▸ Data:
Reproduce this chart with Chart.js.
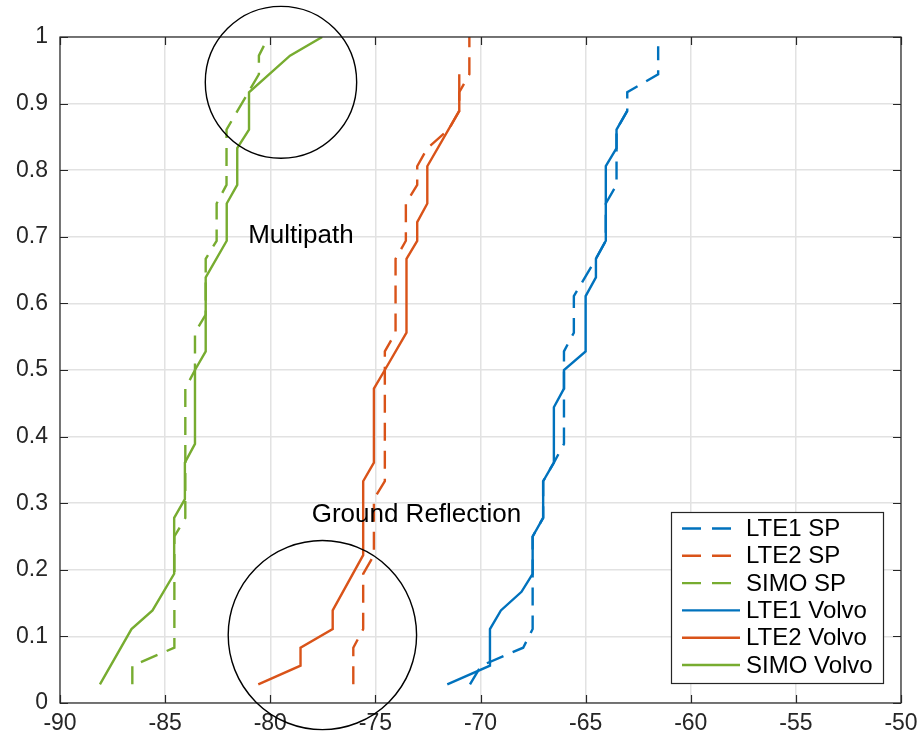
<!DOCTYPE html>
<html>
<head>
<meta charset="utf-8">
<script src="https://cdn.jsdelivr.net/npm/chart.js@4.4.1/dist/chart.umd.min.js"></script>
<style>
  html, body { margin: 0; padding: 0; background: #fff; }
  #wrap { width: 921px; height: 735px; }
</style>
</head>
<body>
<div id="wrap"><canvas id="cdf_chart" width="921" height="735"></canvas></div>
<script>
// values (received power in dB vs. CDF)
const seriesNames = ['LTE1 SP', 'LTE2 SP', 'SIMO SP', 'LTE1 Volvo', 'LTE2 Volvo', 'SIMO Volvo'];

const lte1SpX = [-70.50, -69.97, -67.97, -67.52, -67.52, -67.02, -67.02, -66.51, -66.03, -66.03, -65.56, -65.56, -65.03, -64.51, -64.04, -64.04, -63.53, -63.53, -63.02, -63.02, -61.55, -61.55];
const lte1SpY = [0.028, 0.056, 0.083, 0.111, 0.250, 0.278, 0.333, 0.361, 0.389, 0.528, 0.556, 0.611, 0.639, 0.667, 0.694, 0.750, 0.778, 0.861, 0.889, 0.917, 0.944, 0.986];

const lte2SpX = [-76.05, -76.05, -75.58, -75.58, -75.07, -75.07, -74.55, -74.55, -74.04, -74.04, -73.55, -73.55, -73.01, -73.01, -72.53, -71.52, -71.01, -71.01, -70.53, -70.53];
const lte2SpY = [0.028, 0.083, 0.111, 0.194, 0.222, 0.306, 0.333, 0.528, 0.556, 0.667, 0.694, 0.750, 0.778, 0.806, 0.833, 0.861, 0.889, 0.917, 0.944, 1.000];

const simoSpX = [-86.56, -86.56, -84.56, -84.56, -84.04, -84.04, -83.58, -83.58, -83.07, -83.07, -82.55, -82.55, -82.08, -82.08, -81.56, -81.04, -80.54, -80.54, -80.09];
const simoSpY = [0.028, 0.056, 0.083, 0.250, 0.278, 0.472, 0.500, 0.556, 0.583, 0.667, 0.694, 0.750, 0.778, 0.861, 0.889, 0.917, 0.944, 0.972, 1.000];

const lte1VolvoX = [-71.58, -69.55, -69.55, -69.03, -68.05, -67.52, -67.52, -67.02, -67.02, -66.51, -66.51, -66.03, -66.03, -65.00, -65.00, -64.51, -64.51, -64.04, -64.04, -63.53, -63.53, -63.02];
const lte1VolvoY = [0.028, 0.056, 0.111, 0.139, 0.167, 0.194, 0.250, 0.278, 0.333, 0.361, 0.444, 0.472, 0.500, 0.528, 0.611, 0.639, 0.667, 0.694, 0.806, 0.833, 0.861, 0.889];

const lte2VolvoX = [-80.57, -78.56, -78.56, -77.03, -77.03, -75.58, -75.58, -75.07, -75.07, -74.55, -73.52, -73.52, -73.01, -73.01, -72.53, -72.53, -71.01, -71.01];
const lte2VolvoY = [0.028, 0.056, 0.083, 0.111, 0.139, 0.222, 0.333, 0.361, 0.472, 0.500, 0.556, 0.667, 0.694, 0.722, 0.750, 0.806, 0.889, 0.944];

const simoVolvoX = [-88.10, -86.60, -85.60, -84.57, -84.57, -84.06, -84.06, -83.58, -83.58, -83.07, -83.07, -82.07, -82.07, -81.57, -81.57, -81.01, -81.01, -79.06, -77.53];
const simoVolvoY = [0.028, 0.111, 0.139, 0.194, 0.278, 0.306, 0.361, 0.389, 0.500, 0.528, 0.639, 0.694, 0.750, 0.778, 0.833, 0.861, 0.917, 0.972, 1.000];

// axis ticks
const xTicks = [-90, -85, -80, -75, -70, -65, -60, -55, -50];
const yTicks = [0, 0.1, 0.2, 0.3, 0.4, 0.5, 0.6, 0.7, 0.8, 0.9, 1];

// annotations (data units)
const noteLabels = ['Multipath', 'Ground Reflection'];
const noteX = [-81.05, -78.03];
const noteY = [0.702, 0.283];
const ringX = [-79.49, -77.52];
const ringY = [0.932, 0.102];
const ringRx = [3.60, 4.48];
const ringRy = [0.114, 0.142];

const CdfChart = (function () {

    const FONT = '"Liberation Sans", Arial, Helvetica, sans-serif';
    const INK = '#262626';
    const blue = 'rgb(0, 114, 189)';
    const orange = 'rgb(217, 83, 25)';
    const green = 'rgb(119, 172, 48)';
    const DASH = [18, 10];

    let toPoints = function (xs, ys) {
        return xs.map((v, i) => ({ x: v, y: ys[i] }));
    };

    let makeSet = function (name, xs, ys, color, dashed) {
        return {
            label: name,
            data: toPoints(xs, ys),
            borderColor: color,
            backgroundColor: color,
            borderWidth: 2.4,
            borderDash: dashed ? DASH : [],
            pointRadius: 0,
            tension: 0,
            fill: false,
            showLine: true
        };
    };

    // box, inward ticks, circles, notes and legend (MATLAB look)
    let overlay = {
        id: 'overlay',
        afterDraw: function (chart) {
            const ctx = chart.ctx;
            const a = chart.chartArea;
            const x = chart.scales.x;
            const y = chart.scales.y;
            ctx.save();

            ctx.strokeStyle = INK;
            ctx.lineWidth = 1.2;
            ctx.setLineDash([]);
            ctx.strokeRect(a.left, a.top, a.right - a.left, a.bottom - a.top);

            ctx.beginPath();
            xTicks.forEach(function (t) {
                const px = Math.round(x.getPixelForValue(t)) + 0.5;
                ctx.moveTo(px, a.bottom); ctx.lineTo(px, a.bottom - 8);
                ctx.moveTo(px, a.top); ctx.lineTo(px, a.top + 8);
            });
            yTicks.forEach(function (t) {
                const py = Math.round(y.getPixelForValue(t)) + 0.5;
                ctx.moveTo(a.left, py); ctx.lineTo(a.left + 8, py);
                ctx.moveTo(a.right, py); ctx.lineTo(a.right - 8, py);
            });
            ctx.stroke();

            // circles
            ctx.strokeStyle = '#000';
            ctx.lineWidth = 1.4;
            ringX.forEach(function (cx0, i) {
                const cx = x.getPixelForValue(cx0);
                const cy = y.getPixelForValue(ringY[i]);
                const rx = Math.abs(x.getPixelForValue(cx0 + ringRx[i]) - cx);
                const ry = Math.abs(y.getPixelForValue(ringY[i] + ringRy[i]) - cy);
                ctx.beginPath();
                ctx.ellipse(cx, cy, rx, ry, 0, 0, Math.PI * 2);
                ctx.stroke();
            });

            // notes
            ctx.fillStyle = '#000';
            ctx.font = '26px ' + FONT;
            ctx.textAlign = 'left';
            ctx.textBaseline = 'middle';
            noteLabels.forEach(function (txt, i) {
                ctx.fillText(txt, x.getPixelForValue(noteX[i]), y.getPixelForValue(noteY[i]));
            });

            // legend
            const L = 671, R = 883, T = 512, B = 683;
            ctx.fillStyle = '#fff';
            ctx.fillRect(L, T, R - L, B - T);
            ctx.strokeStyle = INK;
            ctx.lineWidth = 1.2;
            ctx.strokeRect(L + 0.5, T + 0.5, R - L, B - T);
            ctx.font = '24px ' + FONT;
            ctx.textBaseline = 'middle';
            chart.data.datasets.forEach(function (ds, i) {
                const ry = 528.5 + i * 27.3;
                ctx.strokeStyle = ds.borderColor;
                ctx.lineWidth = 2.4;
                ctx.setLineDash(ds.borderDash.length ? [19, 11] : []);
                ctx.beginPath();
                ctx.moveTo(682, ry);
                ctx.lineTo(740, ry);
                ctx.stroke();
                ctx.setLineDash([]);
                ctx.fillStyle = '#000';
                ctx.fillText(ds.label, 746, ry + 1);
            });

            ctx.restore();
        }
    };

    return {
        init: function () {
            let ctx = document.getElementById('cdf_chart').getContext('2d');
            let myChart = new Chart(ctx, {
                type: 'scatter',
                data: {
                    datasets: [
                        makeSet(seriesNames[0], lte1SpX, lte1SpY, blue, true),
                        makeSet(seriesNames[1], lte2SpX, lte2SpY, orange, true),
                        makeSet(seriesNames[2], simoSpX, simoSpY, green, true),
                        makeSet(seriesNames[3], lte1VolvoX, lte1VolvoY, blue, false),
                        makeSet(seriesNames[4], lte2VolvoX, lte2VolvoY, orange, false),
                        makeSet(seriesNames[5], simoVolvoX, simoVolvoY, green, false)
                    ]
                },
                options: {
                    responsive: false,
                    animation: false,
                    layout: { padding: { top: 37, right: 20, bottom: 0, left: 0 } },
                    plugins: {
                        legend: { display: false },
                        tooltip: { enabled: false }
                    },
                    scales: {
                        x: {
                            type: 'linear',
                            min: -90,
                            max: -50,
                            afterBuildTicks: function (s) {
                                s.ticks = xTicks.map(v => ({ value: v }));
                            },
                            ticks: {
                                autoSkip: false,
                                maxRotation: 0,
                                padding: 7,
                                color: INK,
                                font: { family: FONT, size: 23 }
                            },
                            grid: { color: '#e2e2e2', lineWidth: 1.5, drawTicks: false },
                            border: { display: false },
                            afterFit: function (s) {
                                s.height = 32;
                                s.paddingLeft = 0;
                                s.paddingRight = 0;
                            }
                        },
                        y: {
                            type: 'linear',
                            min: 0,
                            max: 1,
                            afterBuildTicks: function (s) {
                                s.ticks = yTicks.map(v => ({ value: v }));
                            },
                            ticks: {
                                autoSkip: false,
                                padding: 12,
                                color: INK,
                                font: { family: FONT, size: 23 },
                                callback: function (v) { return String(v); }
                            },
                            grid: { color: '#e2e2e2', lineWidth: 1.5, drawTicks: false },
                            border: { display: false },
                            afterFit: function (s) {
                                s.width = 60;
                                s.paddingTop = 0;
                                s.paddingBottom = 0;
                            }
                        }
                    }
                },
                plugins: [overlay]
            });
        }
    };

}());

CdfChart.init();
</script>
</body>
</html>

▸ What to produce:
Pictures are excluded; extract exactly the lines from the start of the data through the line that holds "0.806, 0.889, 0.944];", both ends included.

▸ Task response:
Reproduce this chart with Chart.js.
<!DOCTYPE html>
<html>
<head>
<meta charset="utf-8">
<script src="https://cdn.jsdelivr.net/npm/chart.js@4.4.1/dist/chart.umd.min.js"></script>
<style>
  html, body { margin: 0; padding: 0; background: #fff; }
  #wrap { width: 921px; height: 735px; }
</style>
</head>
<body>
<div id="wrap"><canvas id="cdf_chart" width="921" height="735"></canvas></div>
<script>
// values (received power in dB vs. CDF)
const seriesNames = ['LTE1 SP', 'LTE2 SP', 'SIMO SP', 'LTE1 Volvo', 'LTE2 Volvo', 'SIMO Volvo'];

const lte1SpX = [-70.50, -69.97, -67.97, -67.52, -67.52, -67.02, -67.02, -66.51, -66.03, -66.03, -65.56, -65.56, -65.03, -64.51, -64.04, -64.04, -63.53, -63.53, -63.02, -63.02, -61.55, -61.55];
const lte1SpY = [0.028, 0.056, 0.083, 0.111, 0.250, 0.278, 0.333, 0.361, 0.389, 0.528, 0.556, 0.611, 0.639, 0.667, 0.694, 0.750, 0.778, 0.861, 0.889, 0.917, 0.944, 0.986];

const lte2SpX = [-76.05, -76.05, -75.58, -75.58, -75.07, -75.07, -74.55, -74.55, -74.04, -74.04, -73.55, -73.55, -73.01, -73.01, -72.53, -71.52, -71.01, -71.01, -70.53, -70.53];
const lte2SpY = [0.028, 0.083, 0.111, 0.194, 0.222, 0.306, 0.333, 0.528, 0.556, 0.667, 0.694, 0.750, 0.778, 0.806, 0.833, 0.861, 0.889, 0.917, 0.944, 1.000];

const simoSpX = [-86.56, -86.56, -84.56, -84.56, -84.04, -84.04, -83.58, -83.58, -83.07, -83.07, -82.55, -82.55, -82.08, -82.08, -81.56, -81.04, -80.54, -80.54, -80.09];
const simoSpY = [0.028, 0.056, 0.083, 0.250, 0.278, 0.472, 0.500, 0.556, 0.583, 0.667, 0.694, 0.750, 0.778, 0.861, 0.889, 0.917, 0.944, 0.972, 1.000];

const lte1VolvoX = [-71.58, -69.55, -69.55, -69.03, -68.05, -67.52, -67.52, -67.02, -67.02, -66.51, -66.51, -66.03, -66.03, -65.00, -65.00, -64.51, -64.51, -64.04, -64.04, -63.53, -63.53, -63.02];
const lte1VolvoY = [0.028, 0.056, 0.111, 0.139, 0.167, 0.194, 0.250, 0.278, 0.333, 0.361, 0.444, 0.472, 0.500, 0.528, 0.611, 0.639, 0.667, 0.694, 0.806, 0.833, 0.861, 0.889];

const lte2VolvoX = [-80.57, -78.56, -78.56, -77.03, -77.03, -75.58, -75.58, -75.07, -75.07, -74.55, -73.52, -73.52, -73.01, -73.01, -72.53, -72.53, -71.01, -71.01];
const lte2VolvoY = [0.028, 0.056, 0.083, 0.111, 0.139, 0.222, 0.333, 0.361, 0.472, 0.500, 0.556, 0.667, 0.694, 0.722, 0.750, 0.806, 0.889, 0.944];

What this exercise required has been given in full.